Restate the listing below word for word, omitting any images.

————————

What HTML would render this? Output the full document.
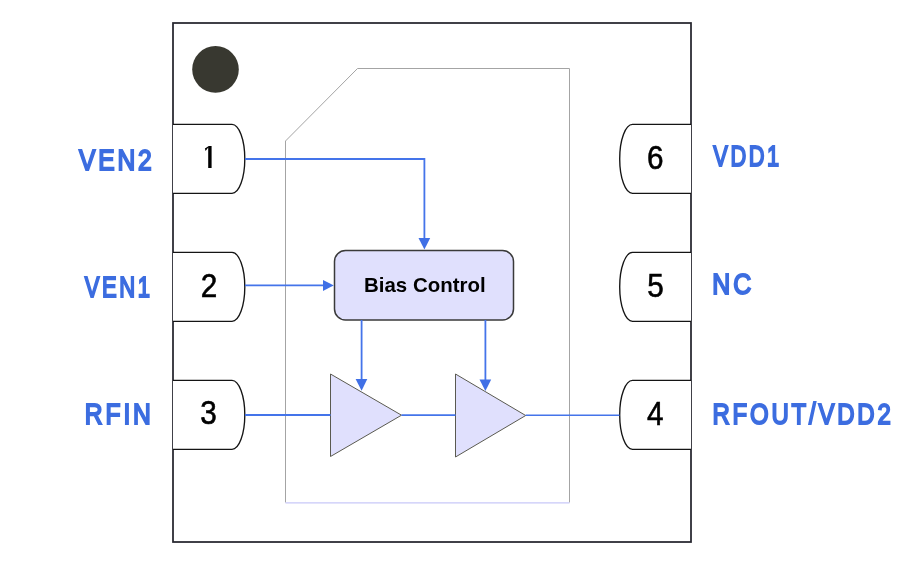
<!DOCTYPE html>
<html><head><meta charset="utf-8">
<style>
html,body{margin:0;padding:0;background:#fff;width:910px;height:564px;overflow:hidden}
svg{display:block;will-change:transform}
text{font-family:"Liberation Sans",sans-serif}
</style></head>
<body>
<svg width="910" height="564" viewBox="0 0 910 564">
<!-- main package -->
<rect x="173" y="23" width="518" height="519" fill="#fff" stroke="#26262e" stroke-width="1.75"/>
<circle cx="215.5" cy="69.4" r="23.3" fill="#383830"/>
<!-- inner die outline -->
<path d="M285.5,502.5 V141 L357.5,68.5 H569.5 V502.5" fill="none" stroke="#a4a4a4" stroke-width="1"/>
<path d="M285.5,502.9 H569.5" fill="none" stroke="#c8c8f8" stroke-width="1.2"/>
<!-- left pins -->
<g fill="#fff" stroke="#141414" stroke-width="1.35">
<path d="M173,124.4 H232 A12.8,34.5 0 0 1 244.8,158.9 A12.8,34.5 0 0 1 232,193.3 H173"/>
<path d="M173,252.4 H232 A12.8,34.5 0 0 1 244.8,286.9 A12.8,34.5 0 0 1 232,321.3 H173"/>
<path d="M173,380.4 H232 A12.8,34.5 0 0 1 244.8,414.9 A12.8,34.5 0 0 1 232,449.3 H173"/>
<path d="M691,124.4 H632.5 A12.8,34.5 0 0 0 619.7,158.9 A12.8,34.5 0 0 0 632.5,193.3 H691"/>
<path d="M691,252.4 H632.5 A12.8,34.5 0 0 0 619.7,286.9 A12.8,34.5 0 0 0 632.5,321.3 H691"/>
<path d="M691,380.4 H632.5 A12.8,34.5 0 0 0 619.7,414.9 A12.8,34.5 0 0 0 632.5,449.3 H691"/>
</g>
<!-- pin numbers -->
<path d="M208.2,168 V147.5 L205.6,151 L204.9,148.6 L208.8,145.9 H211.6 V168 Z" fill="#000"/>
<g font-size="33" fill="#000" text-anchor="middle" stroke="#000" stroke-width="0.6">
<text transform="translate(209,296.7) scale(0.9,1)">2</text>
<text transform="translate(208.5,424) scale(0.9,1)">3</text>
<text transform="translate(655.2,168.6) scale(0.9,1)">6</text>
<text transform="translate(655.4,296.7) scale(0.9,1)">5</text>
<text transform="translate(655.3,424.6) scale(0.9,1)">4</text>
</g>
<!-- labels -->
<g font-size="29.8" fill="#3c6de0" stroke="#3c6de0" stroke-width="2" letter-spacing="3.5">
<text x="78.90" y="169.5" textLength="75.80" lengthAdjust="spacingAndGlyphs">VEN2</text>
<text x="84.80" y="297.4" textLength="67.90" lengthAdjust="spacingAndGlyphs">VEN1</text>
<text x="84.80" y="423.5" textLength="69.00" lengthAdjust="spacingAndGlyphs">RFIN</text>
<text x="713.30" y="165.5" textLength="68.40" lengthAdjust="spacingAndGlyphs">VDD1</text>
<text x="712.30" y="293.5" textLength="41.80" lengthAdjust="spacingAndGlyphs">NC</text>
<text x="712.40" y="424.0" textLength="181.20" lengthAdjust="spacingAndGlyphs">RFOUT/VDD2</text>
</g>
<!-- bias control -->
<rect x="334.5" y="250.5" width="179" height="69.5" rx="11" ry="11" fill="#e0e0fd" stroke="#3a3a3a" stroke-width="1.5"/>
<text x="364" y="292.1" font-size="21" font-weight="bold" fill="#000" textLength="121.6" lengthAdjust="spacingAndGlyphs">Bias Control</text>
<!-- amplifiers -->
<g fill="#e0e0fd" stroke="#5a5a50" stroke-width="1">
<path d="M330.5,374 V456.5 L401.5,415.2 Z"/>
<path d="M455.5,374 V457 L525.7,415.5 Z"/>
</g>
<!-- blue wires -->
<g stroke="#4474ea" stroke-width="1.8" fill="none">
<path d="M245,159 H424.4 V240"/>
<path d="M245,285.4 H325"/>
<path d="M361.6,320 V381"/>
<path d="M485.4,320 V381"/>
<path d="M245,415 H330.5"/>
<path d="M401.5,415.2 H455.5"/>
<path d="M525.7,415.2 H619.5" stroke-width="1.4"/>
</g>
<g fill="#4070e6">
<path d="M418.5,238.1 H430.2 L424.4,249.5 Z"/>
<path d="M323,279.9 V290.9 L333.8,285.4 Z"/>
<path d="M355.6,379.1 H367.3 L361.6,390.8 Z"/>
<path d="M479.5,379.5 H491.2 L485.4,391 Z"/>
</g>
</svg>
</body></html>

————————

■ **Task result**
What HTML would render this? Output the full document.
<!DOCTYPE html>
<html><head><meta charset="utf-8">
<style>
html,body{margin:0;padding:0;background:#fff;width:910px;height:564px;overflow:hidden}
svg{display:block;will-change:transform}
text{font-family:"Liberation Sans",sans-serif}
</style></head>
<body>
<svg width="910" height="564" viewBox="0 0 910 564">
<!-- main package -->
<rect x="173" y="23" width="518" height="519" fill="#fff" stroke="#26262e" stroke-width="1.75"/>
<circle cx="215.5" cy="69.4" r="23.3" fill="#383830"/>
<!-- inner die outline -->
<path d="M285.5,502.5 V141 L357.5,68.5 H569.5 V502.5" fill="none" stroke="#a4a4a4" stroke-width="1"/>
<path d="M285.5,502.9 H569.5" fill="none" stroke="#c8c8f8" stroke-width="1.2"/>
<!-- left pins -->
<g fill="#fff" stroke="#141414" stroke-width="1.35">
<path d="M173,124.4 H232 A12.8,34.5 0 0 1 244.8,158.9 A12.8,34.5 0 0 1 232,193.3 H173"/>
<path d="M173,252.4 H232 A12.8,34.5 0 0 1 244.8,286.9 A12.8,34.5 0 0 1 232,321.3 H173"/>
<path d="M173,380.4 H232 A12.8,34.5 0 0 1 244.8,414.9 A12.8,34.5 0 0 1 232,449.3 H173"/>
<path d="M691,124.4 H632.5 A12.8,34.5 0 0 0 619.7,158.9 A12.8,34.5 0 0 0 632.5,193.3 H691"/>
<path d="M691,252.4 H632.5 A12.8,34.5 0 0 0 619.7,286.9 A12.8,34.5 0 0 0 632.5,321.3 H691"/>
<path d="M691,380.4 H632.5 A12.8,34.5 0 0 0 619.7,414.9 A12.8,34.5 0 0 0 632.5,449.3 H691"/>
</g>
<!-- pin numbers -->
<path d="M208.2,168 V147.5 L205.6,151 L204.9,148.6 L208.8,145.9 H211.6 V168 Z" fill="#000"/>
<g font-size="33" fill="#000" text-anchor="middle" stroke="#000" stroke-width="0.6">
<text transform="translate(209,296.7) scale(0.9,1)">2</text>
<text transform="translate(208.5,424) scale(0.9,1)">3</text>
<text transform="translate(655.2,168.6) scale(0.9,1)">6</text>
<text transform="translate(655.4,296.7) scale(0.9,1)">5</text>
<text transform="translate(655.3,424.6) scale(0.9,1)">4</text>
</g>
<!-- labels -->
<g font-size="29.8" fill="#3c6de0" stroke="#3c6de0" stroke-width="2" letter-spacing="3.5">
<text x="78.90" y="169.5" textLength="75.80" lengthAdjust="spacingAndGlyphs">VEN2</text>
<text x="84.80" y="297.4" textLength="67.90" lengthAdjust="spacingAndGlyphs">VEN1</text>
<text x="84.80" y="423.5" textLength="69.00" lengthAdjust="spacingAndGlyphs">RFIN</text>
<text x="713.30" y="165.5" textLength="68.40" lengthAdjust="spacingAndGlyphs">VDD1</text>
<text x="712.30" y="293.5" textLength="41.80" lengthAdjust="spacingAndGlyphs">NC</text>
<text x="712.40" y="424.0" textLength="181.20" lengthAdjust="spacingAndGlyphs">RFOUT/VDD2</text>
</g>
<!-- bias control -->
<rect x="334.5" y="250.5" width="179" height="69.5" rx="11" ry="11" fill="#e0e0fd" stroke="#3a3a3a" stroke-width="1.5"/>
<text x="364" y="292.1" font-size="21" font-weight="bold" fill="#000" textLength="121.6" lengthAdjust="spacingAndGlyphs">Bias Control</text>
<!-- amplifiers -->
<g fill="#e0e0fd" stroke="#5a5a50" stroke-width="1">
<path d="M330.5,374 V456.5 L401.5,415.2 Z"/>
<path d="M455.5,374 V457 L525.7,415.5 Z"/>
</g>
<!-- blue wires -->
<g stroke="#4474ea" stroke-width="1.8" fill="none">
<path d="M245,159 H424.4 V240"/>
<path d="M245,285.4 H325"/>
<path d="M361.6,320 V381"/>
<path d="M485.4,320 V381"/>
<path d="M245,415 H330.5"/>
<path d="M401.5,415.2 H455.5"/>
<path d="M525.7,415.2 H619.5" stroke-width="1.4"/>
</g>
<g fill="#4070e6">
<path d="M418.5,238.1 H430.2 L424.4,249.5 Z"/>
<path d="M323,279.9 V290.9 L333.8,285.4 Z"/>
<path d="M355.6,379.1 H367.3 L361.6,390.8 Z"/>
<path d="M479.5,379.5 H491.2 L485.4,391 Z"/>
</g>
</svg>
</body></html>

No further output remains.